The upside, if there was one, is that at the state level, politicians face some kind of accountability for their egregious misconduct. Not the faux-accountability of the media conference or the parliamentary proceeding, but that of an empowered independent integrity body. One of the characteristics of the week was the contrast between politicians or former politicians and staffers appearing before integrity bodies and their usual performance in the media or parliament. In the witness box, there’s no ignoring questions, or rejecting their premise, or refusing to answer them; none of the tricks of the media trade are available. And what a difference it makes.

Even so, there’s an element of luck to that. IBAC is only probing the weeping sore of the Andrews government because federal MP Anthony Byrne decided corruption inside his own party was a hill to die on. In NSW, ICAC has only ended up focusing on Gladys Berejiklian because Daryl Maguire’s conduct was so egregiously crooked it began wiretapping him. And, of course, in Canberra there is no integrity body to investigate the widespread, indeed almost systematic, corruption of the Morrison government.

Each of the scandals demonstrates design features of our democracy that make post-fact anti-corruption bodies necessary.

For example, we allow influential interests and the very wealthy to buy access to and influence over decisionmakers. Fossil fuel companies continue to dictate the terms of the climate debate in Australian politics, with the pantomime of the government’s 2050 target really a struggle between two parties heavily reliant on fossil fuel donations to determine what climate figleaf policy to adopt to ward off international condemnation.

We allow the process of buying and exercising access and influence to remain hidden from public view, with minimal disclosure rules — and even fewer now that the Morrison government has announced, through its backing of Christian Porter, that anonymous personal donations are acceptable for MPs. Henceforth, why not bribe a crossbench MP to secure the passage of favourable legislation via a blind trust? There’s no reason you need ever be found out.

We still allow politicians far too much discretion with their use of electoral and ministerial resources, such that branchstacking as a virtual full-time taxpayer-funded role became a feature of the Andrews government — just as taxpayer-funded electioneering by the Victorian ALP was a feature in the “red shirts” scandal.

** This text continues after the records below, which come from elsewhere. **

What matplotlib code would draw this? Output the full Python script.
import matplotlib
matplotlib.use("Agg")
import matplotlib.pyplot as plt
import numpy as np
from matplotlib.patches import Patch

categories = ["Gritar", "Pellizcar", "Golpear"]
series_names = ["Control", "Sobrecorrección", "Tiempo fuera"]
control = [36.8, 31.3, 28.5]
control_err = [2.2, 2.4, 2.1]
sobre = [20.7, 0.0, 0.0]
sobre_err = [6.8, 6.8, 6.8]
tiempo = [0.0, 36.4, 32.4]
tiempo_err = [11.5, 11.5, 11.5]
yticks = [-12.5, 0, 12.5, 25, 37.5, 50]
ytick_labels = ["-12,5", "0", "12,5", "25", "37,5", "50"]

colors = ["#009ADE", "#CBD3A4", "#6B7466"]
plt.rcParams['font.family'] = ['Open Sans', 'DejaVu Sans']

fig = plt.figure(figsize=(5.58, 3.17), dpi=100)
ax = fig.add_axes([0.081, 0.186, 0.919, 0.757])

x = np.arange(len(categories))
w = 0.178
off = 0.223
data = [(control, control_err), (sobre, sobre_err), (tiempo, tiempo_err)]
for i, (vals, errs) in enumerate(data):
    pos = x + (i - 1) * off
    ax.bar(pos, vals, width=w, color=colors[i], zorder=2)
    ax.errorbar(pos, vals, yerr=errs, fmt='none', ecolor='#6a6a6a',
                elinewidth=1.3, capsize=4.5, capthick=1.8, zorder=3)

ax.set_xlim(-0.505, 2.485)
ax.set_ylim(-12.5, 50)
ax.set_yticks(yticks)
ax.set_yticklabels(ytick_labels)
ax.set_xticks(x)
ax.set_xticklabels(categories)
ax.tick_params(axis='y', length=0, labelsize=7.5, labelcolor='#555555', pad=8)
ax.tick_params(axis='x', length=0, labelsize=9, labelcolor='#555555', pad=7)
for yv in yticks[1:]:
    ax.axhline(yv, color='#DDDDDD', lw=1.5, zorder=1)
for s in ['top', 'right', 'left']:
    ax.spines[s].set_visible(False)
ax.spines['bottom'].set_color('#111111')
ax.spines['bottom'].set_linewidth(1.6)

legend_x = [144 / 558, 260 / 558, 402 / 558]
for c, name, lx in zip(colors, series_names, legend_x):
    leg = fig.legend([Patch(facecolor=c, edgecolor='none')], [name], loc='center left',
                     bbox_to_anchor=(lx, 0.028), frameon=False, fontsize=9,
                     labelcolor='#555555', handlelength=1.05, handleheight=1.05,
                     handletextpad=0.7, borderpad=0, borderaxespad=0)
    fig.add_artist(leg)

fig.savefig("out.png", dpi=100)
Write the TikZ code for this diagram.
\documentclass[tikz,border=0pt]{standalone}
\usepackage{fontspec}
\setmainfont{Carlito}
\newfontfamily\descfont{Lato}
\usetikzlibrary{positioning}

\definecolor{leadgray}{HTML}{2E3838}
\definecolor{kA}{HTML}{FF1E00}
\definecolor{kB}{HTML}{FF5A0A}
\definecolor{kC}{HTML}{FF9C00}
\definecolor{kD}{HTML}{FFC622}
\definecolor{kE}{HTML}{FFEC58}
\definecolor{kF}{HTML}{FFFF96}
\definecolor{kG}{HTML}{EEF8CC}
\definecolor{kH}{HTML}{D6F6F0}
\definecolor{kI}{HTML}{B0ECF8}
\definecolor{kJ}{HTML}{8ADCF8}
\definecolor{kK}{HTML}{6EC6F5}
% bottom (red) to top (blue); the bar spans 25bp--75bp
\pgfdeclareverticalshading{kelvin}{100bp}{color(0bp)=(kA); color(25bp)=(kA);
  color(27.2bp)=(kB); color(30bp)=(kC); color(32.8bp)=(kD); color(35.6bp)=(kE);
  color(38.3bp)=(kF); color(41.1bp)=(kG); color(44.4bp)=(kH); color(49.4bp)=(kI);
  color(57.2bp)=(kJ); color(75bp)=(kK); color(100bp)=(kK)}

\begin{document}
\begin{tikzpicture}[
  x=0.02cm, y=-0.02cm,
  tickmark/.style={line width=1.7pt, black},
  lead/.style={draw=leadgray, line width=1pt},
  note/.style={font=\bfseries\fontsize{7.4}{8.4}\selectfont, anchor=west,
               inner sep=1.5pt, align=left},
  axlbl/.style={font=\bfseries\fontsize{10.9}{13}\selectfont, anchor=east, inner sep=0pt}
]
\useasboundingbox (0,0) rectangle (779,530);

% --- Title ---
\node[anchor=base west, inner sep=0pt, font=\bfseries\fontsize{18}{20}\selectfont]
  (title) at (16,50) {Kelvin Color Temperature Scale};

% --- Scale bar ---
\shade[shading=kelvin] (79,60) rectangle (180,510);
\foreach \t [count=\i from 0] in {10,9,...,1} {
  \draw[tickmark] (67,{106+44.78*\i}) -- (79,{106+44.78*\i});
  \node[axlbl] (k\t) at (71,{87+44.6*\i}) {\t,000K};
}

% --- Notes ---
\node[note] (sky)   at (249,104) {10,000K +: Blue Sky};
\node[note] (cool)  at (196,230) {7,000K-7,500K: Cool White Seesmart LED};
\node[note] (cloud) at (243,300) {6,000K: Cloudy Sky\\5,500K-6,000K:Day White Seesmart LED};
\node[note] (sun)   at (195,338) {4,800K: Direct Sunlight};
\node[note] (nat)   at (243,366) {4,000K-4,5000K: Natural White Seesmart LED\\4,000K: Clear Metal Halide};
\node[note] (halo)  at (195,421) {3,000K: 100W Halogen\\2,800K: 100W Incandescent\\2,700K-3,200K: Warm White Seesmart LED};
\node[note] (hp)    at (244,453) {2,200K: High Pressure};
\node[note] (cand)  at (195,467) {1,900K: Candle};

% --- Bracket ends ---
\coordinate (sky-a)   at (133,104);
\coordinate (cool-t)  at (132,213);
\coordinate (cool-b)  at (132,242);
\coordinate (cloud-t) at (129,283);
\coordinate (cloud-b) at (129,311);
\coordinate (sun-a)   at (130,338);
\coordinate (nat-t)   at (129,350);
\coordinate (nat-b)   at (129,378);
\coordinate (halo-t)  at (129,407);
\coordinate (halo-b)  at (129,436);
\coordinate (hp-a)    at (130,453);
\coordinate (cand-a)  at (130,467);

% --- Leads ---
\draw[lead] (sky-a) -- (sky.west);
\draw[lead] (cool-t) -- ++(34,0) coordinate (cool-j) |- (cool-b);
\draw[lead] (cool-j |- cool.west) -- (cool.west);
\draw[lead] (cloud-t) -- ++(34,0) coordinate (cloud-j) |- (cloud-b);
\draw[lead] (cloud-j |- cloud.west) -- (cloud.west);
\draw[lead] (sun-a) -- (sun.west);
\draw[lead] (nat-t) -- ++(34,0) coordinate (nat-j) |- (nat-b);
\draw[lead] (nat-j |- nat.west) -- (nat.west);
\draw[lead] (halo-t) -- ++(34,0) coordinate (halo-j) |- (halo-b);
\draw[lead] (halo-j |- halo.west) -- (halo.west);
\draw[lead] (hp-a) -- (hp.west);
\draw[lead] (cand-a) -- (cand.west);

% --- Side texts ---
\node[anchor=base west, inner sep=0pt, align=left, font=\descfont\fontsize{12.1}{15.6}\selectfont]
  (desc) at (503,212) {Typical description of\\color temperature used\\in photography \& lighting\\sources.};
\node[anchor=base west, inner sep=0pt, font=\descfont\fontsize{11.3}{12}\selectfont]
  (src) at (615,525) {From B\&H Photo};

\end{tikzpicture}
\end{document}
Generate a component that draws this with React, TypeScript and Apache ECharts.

And branchstacking arises from the way we’ve allowed our political system to be run by hollowed-out political parties propped up by public funding, the benefits of incumbency and donations, leaving party branches as shells that can be moved around by ambitious party powerbrokers.

And the discretionary allocation of public funding — in the view of politicians across the political spectrum, the very core of democracy — remains a process riddled with partisan and, perhaps, personal self-interest, rather than a rigorous process of determining the public interest in the use of precious taxpayer funds.

Each of these features incentivises soft corruption, partisanship and porkbarrelling and the abuse of public funding — outcomes that anti-corruption bodies have to clean up afterwards if and when they come to light.

Curbing donations, subjecting interactions between public officials and private interests to much greater transparency and removing most of the discretion that politicians have in relation to funding — whether for their own office purposes or the use of grants and programs — is the only way to reduce these incentives. A federal integrity body worthy of the name is still necessary beyond that.

We have a political system that far too heavily relies on the goodwill and good faith of those within it. When malign actors come along — like the Morrison government, or Victorian Labor — the system too readily bends to misconduct and corruption. The answer is a more rigorous system, not hoping some better participants show up.